El abejorro cumple 25 años. “El euro es como un abejorro. Es un misterio de la naturaleza, porque no debería volar, pero lo hace”, dijo Mario Draghi en el verano de 2012, al final del discurso del whatever it takes, cuando parecía que la eurozona estaba destinada a ser un cadáver pasado por el hacha de Jack el Destripador. Los apocalípticos ya eran legión hace un cuarto de siglo, cuando Europa decidió darse una moneda común y acabar con marcos, francos, pesetas y demás reliquias monetarias. Los economistas anglosajones, capitaneados por varios premios Nobel, predijeron que aquello no volaría. “Es un gigantesco error histórico”, bramó en su día Ken Rogoff, del FMI.
Durante la crisis del euro volvieron a sonar las trompetas de Jericó: “El apocalipsis llegará muy pronto”, avisó Paul Krugman, pesimista jefe contra la Unión Económica y Monetaria. Pero ahí sigue el euro, desafiando las leyes de la gravedad. Porque tiene serios defectos de fábrica: una unión monetaria sin unión fiscal ni bancaria, por no hablar de unión política, es algo inherentemente frágil.

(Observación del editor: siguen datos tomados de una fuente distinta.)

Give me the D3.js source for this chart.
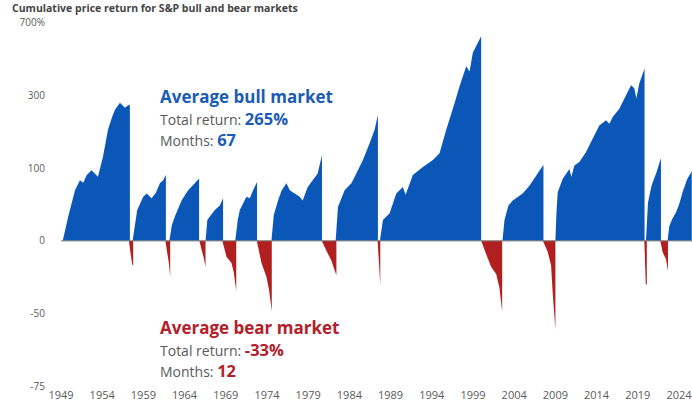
<!DOCTYPE html>
<html lang="en">
<head>
    <meta charset="UTF-8">
    <title>Bull and bear markets</title>
    <script src="https://d3js.org/d3.v7.min.js"></script>
    <style>
        body { margin: 0; background: #fff; }
        svg { display: block; font-family: "Open Sans", Lato, sans-serif; }
    </style>
</head>
<body>
    <div id="chart"></div>
    <script>
        const w = 692;
        const h = 404;
        const blue = "#0b57b8";
        const red = "#b21f1f";
        const grey = "#5a5a5a";

        // [year, cumulative price return %]
        const bullMarkets = [
            [[1949.21, 0], [1949.88, 26], [1950.70, 62], [1951.30, 78], [1951.70, 74], [1952.12, 87], [1952.72, 96], [1953.48, 84], [1954.09, 122], [1954.70, 188], [1955.20, 225], [1955.55, 248], [1956.15, 272], [1956.76, 255], [1957.24, 265], [1957.36, 262]],
            [[1957.69, 0], [1958.25, 34], [1958.98, 52], [1959.39, 57], [1959.99, 50], [1960.52, 58], [1961.00, 73], [1961.40, 78], [1961.73, 87]],
            [[1962.15, 0], [1962.45, 16], [1962.82, 26], [1963.63, 47], [1964.43, 62], [1965.24, 73], [1965.76, 81]],
            [[1966.54, 0], [1966.76, 22], [1967.06, 26], [1967.67, 34], [1968.27, 40], [1968.67, 50]],
            [[1970.15, 0], [1970.45, 22], [1970.70, 34], [1971.51, 52], [1971.91, 50], [1972.31, 62], [1972.79, 75]],
            [[1974.54, 0], [1974.82, 28], [1975.34, 47], [1975.79, 62], [1976.36, 73], [1976.76, 62], [1977.97, 52], [1978.33, 47], [1978.94, 67], [1979.55, 78], [1980.15, 90], [1980.67, 126]],
            [[1982.33, 0], [1982.61, 38], [1983.42, 62], [1984.24, 73], [1984.84, 90], [1985.64, 116], [1986.45, 153], [1987.06, 188], [1987.46, 232]],
            [[1987.70, 0], [1988.07, 22], [1988.88, 30], [1989.69, 57], [1990.49, 67], [1990.82, 55], [1991.70, 87], [1992.92, 102], [1994.13, 116], [1994.94, 130], [1995.75, 188], [1996.76, 271], [1997.36, 335], [1998.18, 427], [1998.58, 401], [1998.98, 499], [1999.58, 559], [1999.99, 602]],
            [[2002.58, 0], [2002.82, 22], [2003.30, 40], [2003.82, 47], [2005.03, 57], [2005.85, 69], [2006.66, 86], [2007.06, 95], [2007.55, 106]],
            [[2009.00, 0], [2009.12, 29], [2009.28, 59], [2009.88, 80], [2010.70, 98], [2010.94, 84], [2011.30, 105], [2011.91, 112], [2012.72, 133], [2013.52, 164], [2014.33, 200], [2015.15, 215], [2015.55, 205], [2015.95, 225], [2016.76, 252], [2017.57, 300], [2018.18, 340], [2018.58, 327], [2018.82, 288], [2019.18, 347], [2019.82, 416]],
            [[2019.99, 0], [2020.24, 44], [2020.66, 69], [2021.27, 92], [2021.81, 120]],
            [[2022.61, 0], [2022.82, 15], [2023.18, 23], [2023.63, 31], [2024.03, 42], [2024.43, 59], [2025.00, 80], [2025.55, 94]]
        ];

        const bearMarkets = [
            [[1957.24, 0], [1957.48, -13], [1957.67, -21], [1957.76, -20]],
            [[1961.67, 0], [1961.85, -9], [1962.09, -19], [1962.25, -29]],
            [[1965.79, 0], [1966.09, -9], [1966.33, -15], [1966.54, -22]],
            [[1968.58, 0], [1969.08, -14], [1969.69, -19], [1969.97, -26], [1970.27, -38]],
            [[1972.76, 0], [1973.33, -19], [1973.93, -29], [1974.27, -38], [1974.58, -49]],
            [[1980.64, 0], [1981.21, -9], [1981.81, -17], [1982.42, -28]],
            [[1987.42, 0], [1987.61, -21], [1987.75, -35]],
            [[1999.99, 0], [2000.60, -12], [2001.21, -22], [2001.81, -27], [2002.21, -36], [2002.54, -49]],
            [[2007.48, 0], [2008.07, -10], [2008.48, -21], [2008.67, -39], [2009.00, -57]],
            [[2019.79, 0], [2019.97, -34], [2020.09, -34]],
            [[2021.73, 0], [2022.01, -10], [2022.42, -16], [2022.66, -25]]
        ];

        const yTicks = [700, 300, 100, 0, -50, -75];
        const yTickLabels = ["700%", "300", "100", "0", "-50", "-75"];
        const xTicks = d3.range(1949, 2025, 5);

        const x = d3.scaleLinear().domain([1949, 2024]).range([61, 679]);
        const y = d3.scaleLog().base(2).domain([0.25, 8]).range([386.5, 22.4]);
        const yPct = v => y(1 + v / 100);

        const svg = d3.select("#chart")
            .append("svg")
            .attr("width", w)
            .attr("height", h);

        svg.append("text")
            .attr("x", 12)
            .attr("y", 12)
            .attr("font-size", 10.5)
            .attr("font-weight", "bold")
            .attr("fill", "#444")
            .text("Cumulative price return for S&P bull and bear markets");

        const area = d3.area()
            .x(d => x(d[0]))
            .y0(yPct(0))
            .y1(d => yPct(d[1]));

        svg.append("g")
            .selectAll("path")
            .data(bullMarkets)
            .join("path")
            .attr("d", area)
            .attr("fill", blue);

        svg.append("g")
            .selectAll("path")
            .data(bearMarkets)
            .join("path")
            .attr("d", area)
            .attr("fill", red);

        svg.append("line")
            .attr("x1", 61)
            .attr("x2", w)
            .attr("y1", yPct(0))
            .attr("y2", yPct(0))
            .attr("stroke", "#777")
            .attr("stroke-width", 1);

        svg.append("g")
            .selectAll("text")
            .data(yTicks)
            .join("text")
            .attr("x", 45)
            .attr("y", d => yPct(d))
            .attr("dy", "0.35em")
            .attr("text-anchor", "end")
            .attr("font-size", 10)
            .attr("fill", grey)
            .text((d, i) => yTickLabels[i]);

        svg.append("g")
            .selectAll("text")
            .data(xTicks)
            .join("text")
            .attr("x", d => x(d))
            .attr("y", 399)
            .attr("text-anchor", "middle")
            .attr("font-size", 11)
            .attr("fill", grey)
            .text(d => d);

        const notes = [
            { top: 103, title: "Average bull market", ret: "265%", months: "67", color: "#1a5cb4" },
            { top: 334, title: "Average bear market", ret: "-33%", months: "12", color: "#b4202a" }
        ];

        notes.forEach(n => {
            const g = svg.append("g").attr("transform", `translate(160,${n.top})`);
            g.append("text")
                .attr("font-size", 17)
                .attr("font-weight", "bold")
                .attr("fill", n.color)
                .text(n.title);
            const t1 = g.append("text").attr("y", 22).attr("font-size", 14).attr("fill", grey);
            t1.append("tspan").text("Total return: ");
            t1.append("tspan").attr("font-size", 16.5).attr("font-weight", "bold").attr("fill", n.color).text(n.ret);
            const t2 = g.append("text").attr("y", 43).attr("font-size", 14).attr("fill", grey);
            t2.append("tspan").text("Months: ");
            t2.append("tspan").attr("font-size", 16.5).attr("font-weight", "bold").attr("fill", n.color).text(n.months);
        });
    </script>
</body>
</html>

El euro tiene fallos difícilmente subsanables de incompatibilidad entre culturas políticas, económicas e industriales de los distintos países. Ha protagonizado una guerra de baja intensidad entre acreedores y deudores; siempre ha sido un amaño entre las reglas alemanas y la discrecionalidad francesa. Pero domina el arte de ir tirando.

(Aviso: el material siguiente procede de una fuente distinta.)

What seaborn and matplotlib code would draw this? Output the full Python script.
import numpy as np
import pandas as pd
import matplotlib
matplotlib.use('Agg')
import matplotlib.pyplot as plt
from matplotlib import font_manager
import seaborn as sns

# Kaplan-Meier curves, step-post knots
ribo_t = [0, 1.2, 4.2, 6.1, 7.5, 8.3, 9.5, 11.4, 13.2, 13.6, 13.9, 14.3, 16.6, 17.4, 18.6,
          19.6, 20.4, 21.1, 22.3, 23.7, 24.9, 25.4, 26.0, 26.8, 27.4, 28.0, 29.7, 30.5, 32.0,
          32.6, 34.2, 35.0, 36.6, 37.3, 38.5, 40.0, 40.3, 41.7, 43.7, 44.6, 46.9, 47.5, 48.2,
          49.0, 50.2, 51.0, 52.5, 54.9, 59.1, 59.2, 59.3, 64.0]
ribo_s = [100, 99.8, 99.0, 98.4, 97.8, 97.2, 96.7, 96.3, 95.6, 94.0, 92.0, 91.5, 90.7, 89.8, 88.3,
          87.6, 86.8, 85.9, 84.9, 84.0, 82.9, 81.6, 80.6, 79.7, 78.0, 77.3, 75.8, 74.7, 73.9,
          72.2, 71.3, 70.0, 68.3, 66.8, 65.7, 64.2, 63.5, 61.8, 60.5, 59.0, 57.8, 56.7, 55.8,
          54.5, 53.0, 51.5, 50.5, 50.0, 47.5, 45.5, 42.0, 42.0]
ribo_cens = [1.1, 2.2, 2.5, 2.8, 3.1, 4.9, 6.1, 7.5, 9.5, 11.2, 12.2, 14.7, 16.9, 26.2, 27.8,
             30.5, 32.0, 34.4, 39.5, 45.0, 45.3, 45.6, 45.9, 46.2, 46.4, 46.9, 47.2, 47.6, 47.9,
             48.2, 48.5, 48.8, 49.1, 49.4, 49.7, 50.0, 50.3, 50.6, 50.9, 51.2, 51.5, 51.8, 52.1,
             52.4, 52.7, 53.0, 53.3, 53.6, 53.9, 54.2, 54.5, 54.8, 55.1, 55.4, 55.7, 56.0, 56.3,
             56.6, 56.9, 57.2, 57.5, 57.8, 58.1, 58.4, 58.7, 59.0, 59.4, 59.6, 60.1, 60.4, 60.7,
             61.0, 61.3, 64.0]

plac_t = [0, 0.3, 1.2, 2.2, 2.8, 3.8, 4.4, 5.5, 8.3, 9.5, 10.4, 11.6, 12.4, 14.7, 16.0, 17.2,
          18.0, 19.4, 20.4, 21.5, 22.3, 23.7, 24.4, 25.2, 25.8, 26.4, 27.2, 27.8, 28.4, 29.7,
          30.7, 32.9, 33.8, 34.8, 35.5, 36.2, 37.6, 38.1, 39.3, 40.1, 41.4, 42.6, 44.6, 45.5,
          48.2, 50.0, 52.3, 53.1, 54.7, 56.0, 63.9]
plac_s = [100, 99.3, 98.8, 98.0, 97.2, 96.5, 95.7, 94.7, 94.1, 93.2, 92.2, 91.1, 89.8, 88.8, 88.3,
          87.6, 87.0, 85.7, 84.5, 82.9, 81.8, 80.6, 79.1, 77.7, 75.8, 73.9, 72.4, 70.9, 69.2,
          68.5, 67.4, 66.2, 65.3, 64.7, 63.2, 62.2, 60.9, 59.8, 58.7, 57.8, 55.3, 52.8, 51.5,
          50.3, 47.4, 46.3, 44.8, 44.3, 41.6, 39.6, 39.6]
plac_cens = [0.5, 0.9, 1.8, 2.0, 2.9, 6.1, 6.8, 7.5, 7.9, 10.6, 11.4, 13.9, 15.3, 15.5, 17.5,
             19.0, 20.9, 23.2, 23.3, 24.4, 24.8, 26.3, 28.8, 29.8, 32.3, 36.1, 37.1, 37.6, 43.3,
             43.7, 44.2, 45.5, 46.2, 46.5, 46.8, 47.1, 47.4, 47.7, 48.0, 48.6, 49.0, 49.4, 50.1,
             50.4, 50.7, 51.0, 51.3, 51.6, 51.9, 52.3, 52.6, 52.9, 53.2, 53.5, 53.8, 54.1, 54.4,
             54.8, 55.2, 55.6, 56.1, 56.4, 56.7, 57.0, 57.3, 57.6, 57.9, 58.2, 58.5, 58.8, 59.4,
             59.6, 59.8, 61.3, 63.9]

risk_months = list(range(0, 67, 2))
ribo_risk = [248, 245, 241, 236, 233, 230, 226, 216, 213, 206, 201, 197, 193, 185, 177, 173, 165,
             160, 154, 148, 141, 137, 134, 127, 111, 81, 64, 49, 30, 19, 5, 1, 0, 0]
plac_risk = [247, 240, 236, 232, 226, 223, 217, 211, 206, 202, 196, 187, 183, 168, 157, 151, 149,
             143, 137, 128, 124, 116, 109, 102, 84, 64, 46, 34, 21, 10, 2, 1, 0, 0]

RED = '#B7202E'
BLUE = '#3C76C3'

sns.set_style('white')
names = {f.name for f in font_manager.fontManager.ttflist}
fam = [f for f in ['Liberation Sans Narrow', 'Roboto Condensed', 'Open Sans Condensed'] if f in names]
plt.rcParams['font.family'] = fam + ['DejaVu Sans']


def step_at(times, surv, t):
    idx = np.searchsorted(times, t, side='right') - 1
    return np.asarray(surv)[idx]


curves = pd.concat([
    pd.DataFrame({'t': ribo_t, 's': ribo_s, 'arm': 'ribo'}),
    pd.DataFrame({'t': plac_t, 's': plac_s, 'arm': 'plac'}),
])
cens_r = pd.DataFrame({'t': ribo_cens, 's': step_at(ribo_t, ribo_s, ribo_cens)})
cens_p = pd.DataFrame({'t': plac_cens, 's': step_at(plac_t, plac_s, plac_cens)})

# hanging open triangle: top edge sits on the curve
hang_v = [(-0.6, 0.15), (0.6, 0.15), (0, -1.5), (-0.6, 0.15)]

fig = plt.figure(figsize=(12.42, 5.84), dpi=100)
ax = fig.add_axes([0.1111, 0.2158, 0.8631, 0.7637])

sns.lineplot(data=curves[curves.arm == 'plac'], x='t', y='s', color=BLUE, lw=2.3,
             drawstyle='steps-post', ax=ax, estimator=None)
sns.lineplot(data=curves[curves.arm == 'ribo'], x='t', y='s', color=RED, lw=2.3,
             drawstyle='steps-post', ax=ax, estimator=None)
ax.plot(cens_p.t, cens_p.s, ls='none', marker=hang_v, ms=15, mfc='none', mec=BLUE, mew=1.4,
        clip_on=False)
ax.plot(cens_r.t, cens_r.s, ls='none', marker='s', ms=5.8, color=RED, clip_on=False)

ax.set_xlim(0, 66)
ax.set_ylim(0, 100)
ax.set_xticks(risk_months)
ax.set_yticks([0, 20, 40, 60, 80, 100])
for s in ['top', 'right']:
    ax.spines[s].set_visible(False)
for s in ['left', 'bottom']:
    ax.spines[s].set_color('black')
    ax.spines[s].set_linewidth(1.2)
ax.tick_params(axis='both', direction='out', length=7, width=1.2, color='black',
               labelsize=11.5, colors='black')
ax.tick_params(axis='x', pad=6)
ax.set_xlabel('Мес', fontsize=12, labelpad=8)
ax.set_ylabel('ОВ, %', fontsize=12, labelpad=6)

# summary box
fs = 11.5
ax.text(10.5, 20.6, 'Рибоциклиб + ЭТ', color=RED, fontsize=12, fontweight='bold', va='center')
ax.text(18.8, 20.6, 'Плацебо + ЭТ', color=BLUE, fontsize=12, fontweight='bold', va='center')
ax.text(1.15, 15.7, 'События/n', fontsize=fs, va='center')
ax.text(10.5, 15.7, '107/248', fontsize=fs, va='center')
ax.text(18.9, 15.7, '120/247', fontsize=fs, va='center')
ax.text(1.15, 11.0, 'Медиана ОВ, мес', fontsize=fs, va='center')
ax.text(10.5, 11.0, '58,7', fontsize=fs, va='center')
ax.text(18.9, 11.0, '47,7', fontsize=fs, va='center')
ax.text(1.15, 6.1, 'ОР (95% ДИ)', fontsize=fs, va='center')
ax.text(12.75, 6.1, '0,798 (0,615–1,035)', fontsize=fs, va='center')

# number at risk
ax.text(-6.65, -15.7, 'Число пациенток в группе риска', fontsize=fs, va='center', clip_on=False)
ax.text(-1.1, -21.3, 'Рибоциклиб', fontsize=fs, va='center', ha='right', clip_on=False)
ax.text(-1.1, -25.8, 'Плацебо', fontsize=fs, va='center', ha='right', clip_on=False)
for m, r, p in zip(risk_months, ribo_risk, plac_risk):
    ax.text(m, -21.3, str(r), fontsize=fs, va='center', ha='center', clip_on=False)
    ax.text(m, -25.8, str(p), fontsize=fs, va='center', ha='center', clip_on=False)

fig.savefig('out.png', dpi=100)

Tras dos guerras calientes y una fría, el euro acabó siendo la respuesta más radical del europeísmo. “Europa comenzó como un proyecto elitista que creía que solo era preciso convencer a los que tomaban decisiones; esa fase de despotismo benigno se acabó”, dijo entonces el recientemente fallecido Jacques Delors. El euro fue el precio que los franceses pidieron por la unidad alemana; a cambio, Berlín exigió que la moneda se construyera a imagen y semejanza del marco, y acabó imponiendo su ley: Alemania era y es el gran beneficiario de la eurozona (pese a que está sumida en una grave crisis de modelo).

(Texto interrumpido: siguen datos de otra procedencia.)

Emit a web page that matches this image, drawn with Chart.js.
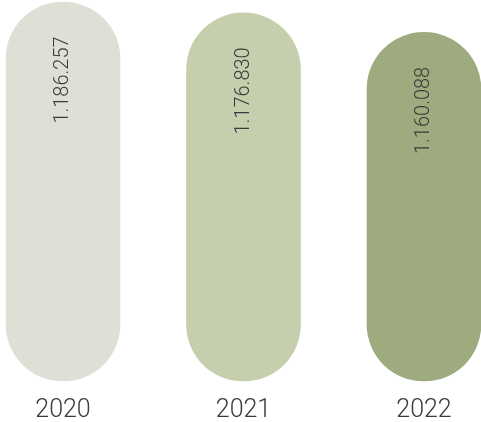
<!DOCTYPE html>
<html>
<head>
<meta charset="utf-8">
<script src="https://cdn.jsdelivr.net/npm/chart.js@4/dist/chart.umd.min.js"></script>
<style>
  html, body { margin: 0; padding: 0; background: #fff; }
  #wrap { width: 481px; height: 422px; }
</style>
</head>
<body>
<div id="wrap"><canvas id="chart" width="481" height="422"></canvas></div>
<script>
const years = ["2020", "2021", "2022"];
const totals = [1186257, 1176830, 1160088];
const barColors = ["#dfe0d5", "#c5cead", "#9eab7e"];
const axisMin = 860000;
const axisMax = 1187979;

// value with dots as thousands separator
const fmt = (v) => String(v).replace(/\B(?=(\d{3})+(?!\d))/g, ".");

const valueLabels = {
  id: "valueLabels",
  afterDatasetsDraw(chart) {
    const ctx = chart.ctx;
    const meta = chart.getDatasetMeta(0);
    ctx.save();
    ctx.fillStyle = "#3a3a3a";
    ctx.font = "300 20px Roboto";
    ctx.textAlign = "center";
    ctx.textBaseline = "middle";
    meta.data.forEach((bar, i) => {
      ctx.save();
      ctx.translate(bar.x, bar.y + 78);
      ctx.rotate(-Math.PI / 2);
      ctx.fillText(fmt(totals[i]), 0, 0);
      ctx.restore();
    });
    ctx.restore();
  }
};

new Chart(document.getElementById("chart").getContext("2d"), {
  type: "bar",
  data: {
    labels: years,
    datasets: [
      {
        data: totals,
        base: axisMin,
        backgroundColor: barColors,
        barThickness: 114,
        borderRadius: 57,
        borderSkipped: false,
        clip: false
      }
    ]
  },
  options: {
    responsive: false,
    animation: false,
    layout: { padding: { left: 63, right: 57, top: 0, bottom: 0 } },
    plugins: { legend: { display: false }, tooltip: { enabled: false } },
    scales: {
      x: {
        offset: false,
        afterFit: (scale) => { scale.height = 41; },
        grid: { display: false, drawTicks: false },
        border: { display: false },
        ticks: {
          padding: 22,
          color: "#3a3a3a",
          font: { family: "Roboto", weight: 300, size: 25, lineHeight: 0.6 }
        }
      },
      y: {
        display: false,
        min: axisMin,
        max: axisMax
      }
    }
  },
  plugins: [valueLabels]
});
</script>
</body>
</html>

Delors erró el tiro: el despotismo benigno sigue ahí. La primera década de la moneda fue una marcha triunfal. Jean-Claude Trichet, jefe del BCE, lo calificó 10 años después de nacer de “éxito notable”; Joaquín Almunia, entonces en la Comisión, dijo que era “un foco de estabilidad”. Los dioses castigan con saña el pecado de hybris: se suponía que el euro iba a poder reciclar los excedentes del Norte en el Sur, pero justo cuando Trichet y Almunia se daban ese baño de complacencia todo ese dinero fácil estaba hinchando burbujas colosales y acabó provocando problemas en toda la periferia. La gestión de la crisis fue insoportablemente mediocre: una crisis financiera de libro se gestionó como una crisis fiscal, en uno de los mayores gatos por liebre de la historia. Berlín, Bruselas y Fráncfort impusieron ajustes draconianos y la eurozona estuvo a un paso de romperse; la magia de Draghi la mantuvo a salvo.
El euro, en fin, es duro de pelar. Pero el cisne esconde bajo las aguas unas patas de monstruo: quienes pensaron que la integración económica traería unión política estaban equivocados; quienes pensaban que bastaba con un puñado de reglas escritas en bronce estaban equivocados; quienes pensaban que el euro sería una máquina de fabricar convergencia estaban equivocados. Y sin embargo, a pesar de los pesares, el abejorro sigue volando.